Ling-Cohan's ascension to the Supreme Court is the latest leg in a
long journey through the world of
New
York's
legal system that began when she was just 12 years old. Her mother, an
immigrant seamstress from Canton, had been assaulted in
Brooklyn, and her young American-born daughter
accompanied her on a confusing trip to a hearing in family court. "All
we knew was that we were told to be there on a certain day," Ling-Cohan
recalls. "But no one told us where to go, when to come back. There
were no translators. When it was over, we had no idea what had
happened. That shaped me. It made me realize how important it is to
have legal information." Since then she has dedicated a good portion
of her career as a lawyer and a judge to helping people navigate the
complexities of the courts.
Justice Ling-Cohan is a founder of the mediation program which is
currently in place in the pro se part of the Civil Court which
utilizes volunteer mediators from Safe Horizon and co-wrote and edited
"How to Try or Defend a Civil Case When You Don't Have A Lawyer"
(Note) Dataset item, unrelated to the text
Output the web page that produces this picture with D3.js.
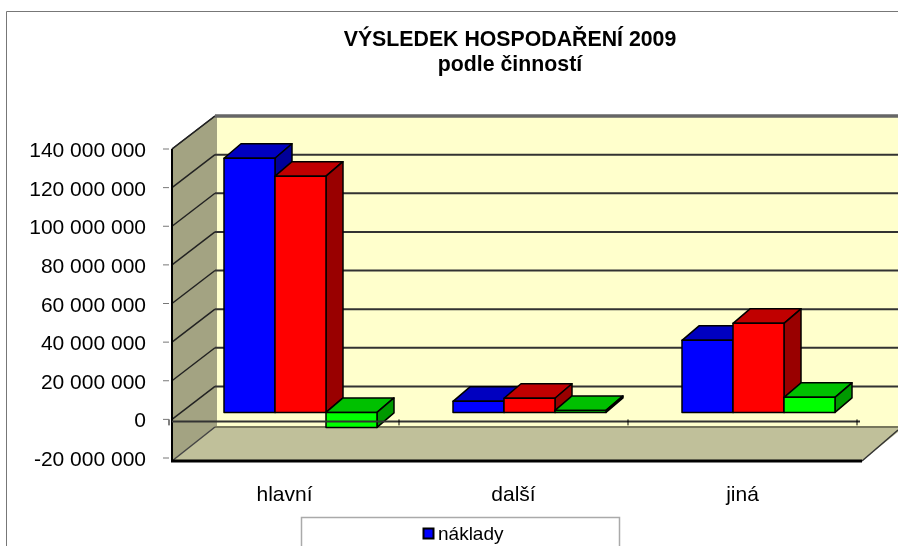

(published by the Office of Court Administration).
She serves as a speaker for Not Just Blacks and Jews in
Conversation; is active in the National Association of Women Judges;
is a mentor of inner city high school students; and has served as a
motivational speaker for numerous children's organizations including
Passages Academy/Crossroads Juvenile Center, Directions For Our Youth,
National Council For Unity and APEX. She is a member of the
Association of the Bar of the City of
New York
and had served on the Superior Courts and Consumer Law Committees and
the Network of Bar Leaders.
In addition to active participation in a number of community
organizations, she is a founding member of three organizations: Asian
American Bar Association, Jade Council (court employees of Asian
descent), and
New
York
Asian Women's Center (domestic violence services).
Her other publications include: Social Security Disability
Insurance/Supplemental Security Income (SSI) - A Manual for Mental
Health Advocates in
New York City (co-authored); Rights of Adult Home
Residents (co-authored); Law for City Families (co-edited).